December 08, 2006

Advertisement for a roboticist

[Here's a note that I just sent to the "penguists" mailing list, which goes to people interested in speech and language research at Penn.]

It's a cold day, and you might not think you're interested in robotics. But I'd like to suggest that you head over to 3401 Walnut St. at 12:00 today to hear Dan Koditschek talk about "Programming Work".

His abstract:

Despite decades of steadily accelerating computational power and recent advances in sensor technology, we have not yet achieved robots that can perform work according to our wishes. One challenge arises from the disappointing power density of available actuators: there are severe limitations to the rate at which work can be performed. But animals, suffering similar constraints, manage to go about their work quite effectively, exchanging energy with their environments to perform numerous and varying tasks in a goal directed manner. The fundamental problem of robotics remains how to specify and execute programs that encode the goal directed exchange of energy (e.g., forces over motions) within a physical environment.

I will review a two decade agenda of robotics research seeking useful symbols and effective compositional methods that connect them into programs for the specification and execution of physical work. Our effort is strongly inspired by biology and I will mention some of the ways in which we have tried to identify and borrow principles underlying the use animals make of their bodies in accomplishing their work. These efforts have, in turn, suggested new hypotheses about how animals’ bodies make use of their nervous systems in so doing. Over time, animal nervous systems have given rise to animal brains and I hope this talk may stimulate an exchange of views leading to new hypotheses about how the brain works and the body thinks.

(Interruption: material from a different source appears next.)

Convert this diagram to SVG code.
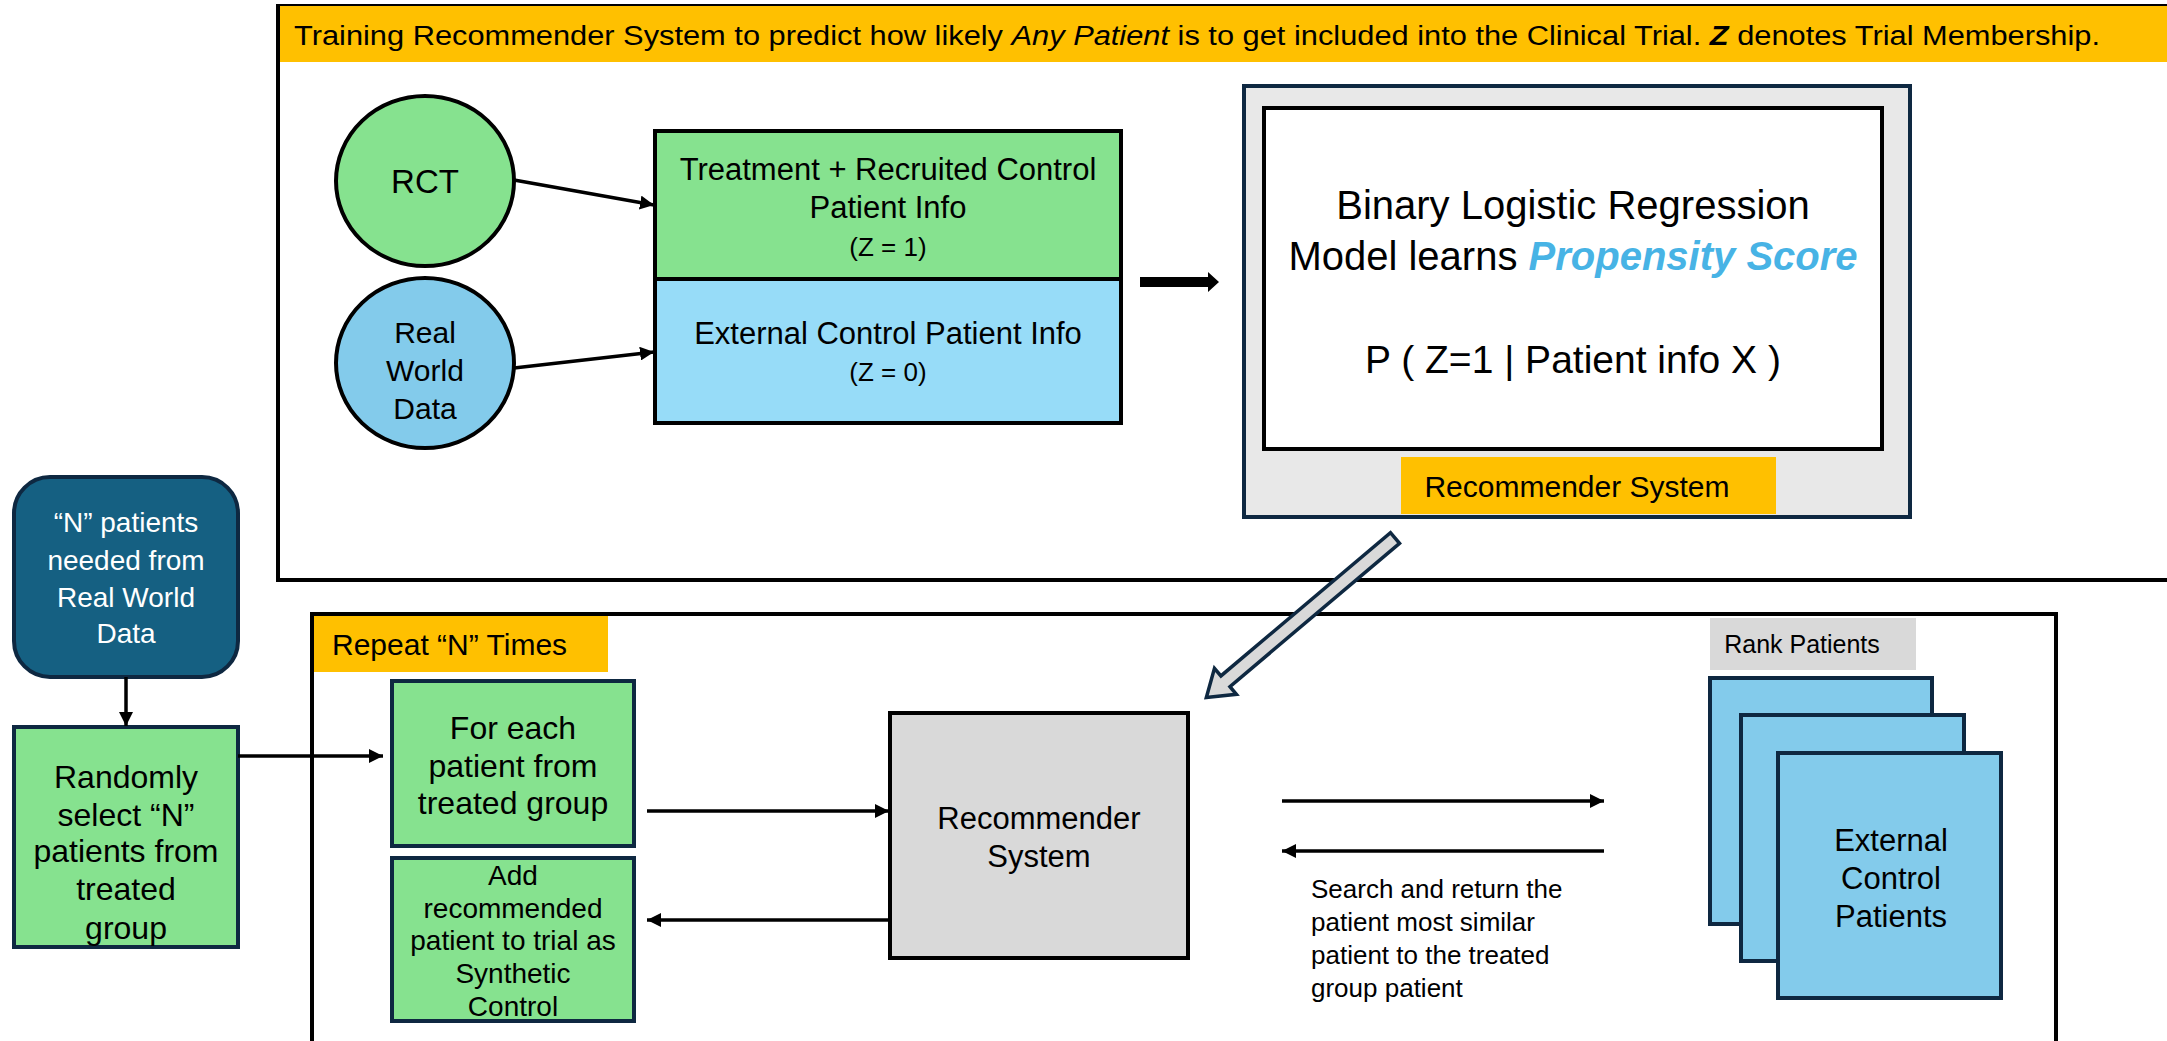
<svg xmlns="http://www.w3.org/2000/svg" width="2167" height="1041" viewBox="0 0 2167 1041">
<style>
  text { font-family: "Liberation Sans", Arial, sans-serif; fill: #000; }
  .c { text-anchor: middle; }
  .w { fill: #fff; }
  .frame { fill: none; stroke: #000; stroke-width: 4; }
  .ban { fill: #FFC000; }
  .navy { stroke: #0E2841; stroke-width: 4; }
  .blk { stroke: #000; stroke-width: 4; }
  .conn { stroke: #000; stroke-width: 3.5; fill: none; }
</style>
<defs>
  <marker id="ah" viewBox="0 0 10 10" refX="10" refY="5" markerWidth="14" markerHeight="14" markerUnits="userSpaceOnUse" orient="auto">
    <path d="M0,0 L10,5 L0,10 z" fill="#000"/>
  </marker>
</defs>
<rect width="2167" height="1041" fill="#fff"/>

<!-- frames -->
<g id="top-frame">
  <rect class="frame" x="278" y="6" width="2000" height="574"/>
  <rect class="ban" x="280" y="6" width="1887" height="56"/>
  <text x="294" y="45" font-size="27" textLength="1806" lengthAdjust="spacingAndGlyphs">Training Recommender System to predict how likely <tspan font-style="italic">Any Patient</tspan> is to get included into the Clinical Trial. <tspan font-weight="bold" font-style="italic">Z</tspan> denotes Trial Membership.</text>
</g>
<g id="bottom-frame">
  <rect class="frame" x="312" y="614" width="1744" height="500"/>
  <rect class="ban" x="314" y="616" width="294" height="56"/>
  <text x="332" y="655" font-size="30">Repeat “N” Times</text>
</g>

<!-- top section nodes -->
<g id="rct">
  <ellipse cx="425" cy="181" rx="89" ry="85" fill="#86E28F" class="blk"/>
  <text class="c" x="425" y="193" font-size="33">RCT</text>
</g>
<g id="rwd">
  <ellipse cx="425" cy="363" rx="89" ry="85" fill="#83CBEB" class="blk"/>
  <text class="c" x="425" y="343" font-size="30">Real</text>
  <text class="c" x="425" y="381" font-size="30">World</text>
  <text class="c" x="425" y="419" font-size="30">Data</text>
</g>
<g id="trial-info">
  <rect x="655" y="131" width="466" height="148" fill="#86E28F" class="blk"/>
  <text class="c" x="888" y="180" font-size="31">Treatment + Recruited Control</text>
  <text class="c" x="888" y="218" font-size="31">Patient Info</text>
  <text class="c" x="888" y="256" font-size="26">(Z = 1)</text>
</g>
<g id="external-info">
  <rect x="655" y="279" width="466" height="144" fill="#97DCF8" class="blk"/>
  <text class="c" x="888" y="344" font-size="31">External Control Patient Info</text>
  <text class="c" x="888" y="381" font-size="26">(Z = 0)</text>
</g>
<g id="recsys-model">
  <rect x="1244" y="86" width="666" height="431" fill="#E8E8E8" class="navy"/>
  <rect x="1264" y="108" width="618" height="341" fill="#fff" class="blk"/>
  <text class="c" x="1573" y="219" font-size="40">Binary Logistic Regression</text>
  <text class="c" x="1573" y="270" font-size="40">Model learns <tspan fill="#47B3E5" font-weight="bold" font-style="italic">Propensity Score</tspan></text>
  <text class="c" x="1573" y="373" font-size="39">P ( Z=1 | Patient info X )</text>
  <rect class="ban" x="1401" y="457" width="375" height="57"/>
  <text class="c" x="1577" y="497" font-size="30">Recommender System</text>
</g>

<!-- left nodes -->
<g id="n-needed">
  <rect x="14" y="477" width="224" height="200" rx="36" fill="#156082" class="navy"/>
  <text class="c w" x="126" y="532" font-size="28">“N” patients</text>
  <text class="c w" x="126" y="570" font-size="28">needed from</text>
  <text class="c w" x="126" y="607" font-size="28">Real World</text>
  <text class="c w" x="126" y="643" font-size="28">Data</text>
</g>
<g id="random-select">
  <rect x="14" y="727" width="224" height="220" fill="#86E28F" class="navy"/>
  <text class="c" x="126" y="788" font-size="32">Randomly</text>
  <text class="c" x="126" y="826" font-size="32">select “N”</text>
  <text class="c" x="126" y="862" font-size="32">patients from</text>
  <text class="c" x="126" y="900" font-size="32">treated</text>
  <text class="c" x="126" y="939" font-size="32">group</text>
</g>

<!-- bottom section nodes -->
<g id="for-each">
  <rect x="392" y="681" width="242" height="165" fill="#86E28F" class="navy"/>
  <text class="c" x="513" y="739" font-size="32">For each</text>
  <text class="c" x="513" y="777" font-size="32">patient from</text>
  <text class="c" x="513" y="814" font-size="32">treated group</text>
</g>
<g id="add-recommended">
  <rect x="392" y="858" width="242" height="163" fill="#86E28F" class="navy"/>
  <text class="c" x="513" y="885" font-size="28">Add</text>
  <text class="c" x="513" y="918" font-size="28">recommended</text>
  <text class="c" x="513" y="950" font-size="28">patient to trial as</text>
  <text class="c" x="513" y="983" font-size="28">Synthetic</text>
  <text class="c" x="513" y="1016" font-size="28">Control</text>
</g>
<g id="recsys">
  <rect x="890" y="713" width="298" height="245" fill="#D9D9D9" class="blk"/>
  <text class="c" x="1039" y="829" font-size="31">Recommender</text>
  <text class="c" x="1039" y="867" font-size="31">System</text>
</g>
<g id="search-label">
  <text x="1311" y="898" font-size="26">Search and return the</text>
  <text x="1311" y="931" font-size="26">patient most similar</text>
  <text x="1311" y="964" font-size="26">patient to the treated</text>
  <text x="1311" y="997" font-size="26">group patient</text>
</g>
<g id="external-patients">
  <rect x="1710" y="618" width="206" height="52" fill="#D9D9D9"/>
  <text class="c" x="1802" y="653" font-size="25">Rank Patients</text>
  <rect x="1710" y="678" width="222" height="246" fill="#83CBEB" class="navy"/>
  <rect x="1741" y="715" width="223" height="246" fill="#83CBEB" class="navy"/>
  <rect x="1778" y="753" width="223" height="245" fill="#83CBEB" class="navy"/>
  <text class="c" x="1891" y="851" font-size="31">External</text>
  <text class="c" x="1891" y="889" font-size="31">Control</text>
  <text class="c" x="1891" y="927" font-size="31">Patients</text>
</g>

<!-- connectors -->
<g id="connectors">
  <line class="conn" x1="514" y1="180" x2="654" y2="205" marker-end="url(#ah)"/>
  <line class="conn" x1="514" y1="368" x2="654" y2="352" marker-end="url(#ah)"/>
  <polygon points="1140,277 1208,277 1208,272 1219,282 1208,292 1208,287 1140,287" fill="#000"/>
  <polygon points="0,-7 222,-7 222,-17 247,0 222,17 222,7 0,7" fill="#D9D9D9" stroke="#0E2841" stroke-width="3.5" stroke-linejoin="miter" transform="translate(1395,538) rotate(139.8)"/>
  <line class="conn" x1="126" y1="677" x2="126" y2="726" marker-end="url(#ah)"/>
  <line class="conn" x1="238" y1="756" x2="383" y2="756" marker-end="url(#ah)"/>
  <line class="conn" x1="647" y1="811" x2="889" y2="811" marker-end="url(#ah)"/>
  <line class="conn" x1="889" y1="920" x2="647" y2="920" marker-end="url(#ah)"/>
  <line class="conn" x1="1282" y1="801" x2="1604" y2="801" marker-end="url(#ah)"/>
  <line class="conn" x1="1604" y1="851" x2="1282" y2="851" marker-end="url(#ah)"/>
</g>
</svg>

Make a few substitutions ("communicate" for "perform work", for example) and you could define an analogous set of issues in the study of speech, language and communication. We have the advantage -- and perhaps also the disadvantage -- of some well-founded ideas about how to identify and manipulate the "useful symbols ... for the specification and execution" of communication. But those of use who are interested in speech, language and communication also could use some new ideas about how the brain works and the body thinks, and in return we can contribute plenty of ideas and problems, old and new.